In 1986, the walled garden of 5 acre was purchased from the Crown Estate Commissioners on behalf of Queen Elizabeth II. The following year, construction began on a two-storey red brick house to be the home of the Duke and Duchess of York, who had married in July 1986. The architect was Sir James Dunbar-Nasmith, Balmoral Estate Architect and professor at Heriot-Watt University. Construction was completed in 1990.

The house had six reception rooms, 12 bedrooms, and 12 bathrooms. It was the first newly built royal home since Bagshot Park, which was built in 1879 for the Duke of Connaught. In the British tabloid press, the home was often referred to as 'Southyork', a play on the 'Southfork' estate in the popular 1980s soap opera Dallas. It was also "mocked for its resemblance to a Tesco-style supermarket".

The Duke and Duchess were divorced in 1996. Following the death of Queen Elizabeth the Queen Mother in 2002, it was announced that the Duke of York would live in her former home, Royal Lodge, Windsor. The Duke and Duchess shared the family's home until 2004, when he moved to Royal Lodge, the refurbishment of which was funded by taking out a mortgage on Sunninghill Park. The house was placed on the market in 2001, but the Duchess of York and her daughters continued to live there until sometime before it was sold in 2007.

Its legal title records that the house and some of its grounds were sold for £15 million in 2007, £3 million over the asking price, to an offshore trust in the British Virgin Islands. Kenes Rakishev, a 29-year-old Kazakh businessman who called himself a friend of Prince Andrew, professed to have negotiated the deal with the help of his father-in-law Imangali Tasmagambetov, the mayor of Astana, but insisted neither of them was the owner. Later, the owner was revealed to be Timur Kulibayev, the billionaire son-in-law of the Kazakh president, Nursultan Nazarbayev. Kulibayev acknowledged ownership after a newspaper investigation revealed he had used offshore companies and a trust to make the purchase.

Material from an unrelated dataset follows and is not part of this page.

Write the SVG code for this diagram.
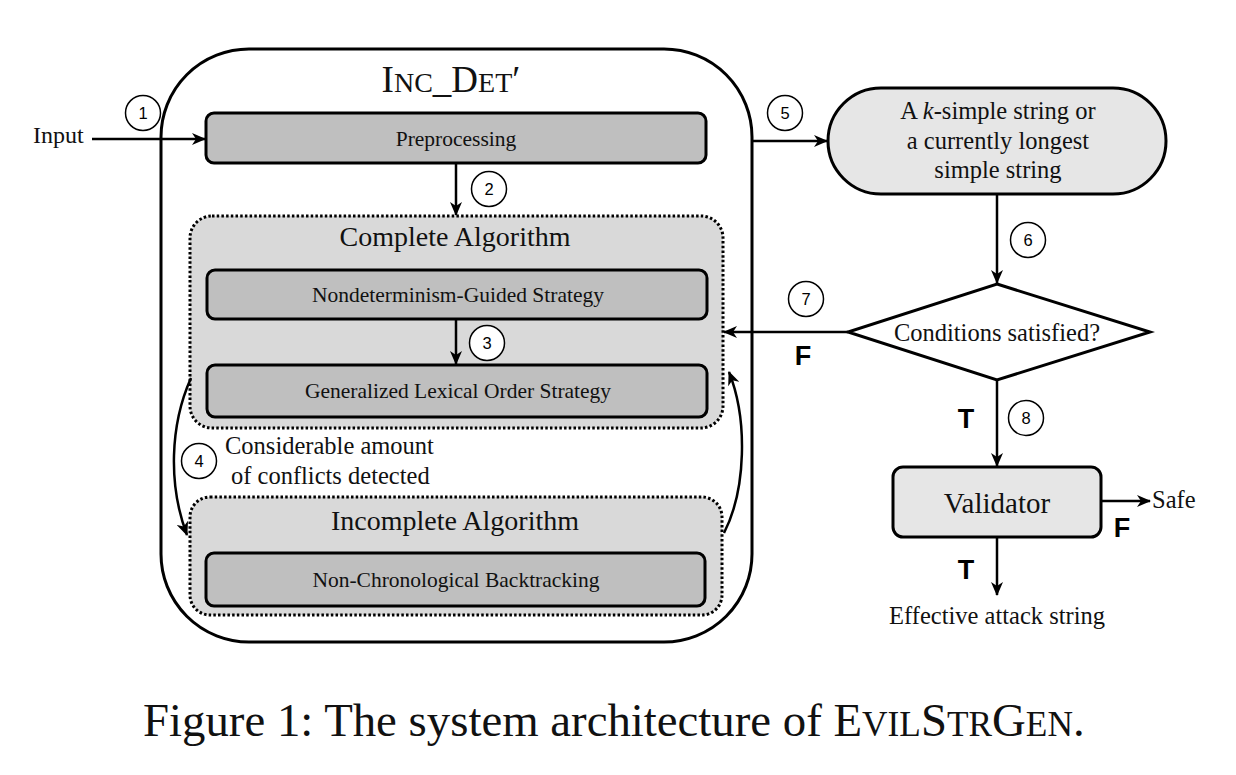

The house fell into an increasing state of disrepair. By 2009, it had "doors hanging open, weeds sprouting through the terrace paving, windows broken, grass growing through the cover over the empty swimming pool, peeling paintwork and a general air of dereliction." In July 2009, Bracknell Forest Borough Council were said to be considering seizing the property under the Housing Act 2004 and using it as a homeless shelter, following several reported break-ins. In 2013, the owner was granted planning permission to demolish it and replace it with a larger house, and in 2014, photos showed that the former royal home appeared to be seriously dilapidated. Demolition was temporarily halted when more than 100 bats were found roosting under its roof, before its actual demolition. A 14-bedroom mansion was built in its place, but it has never been occupied.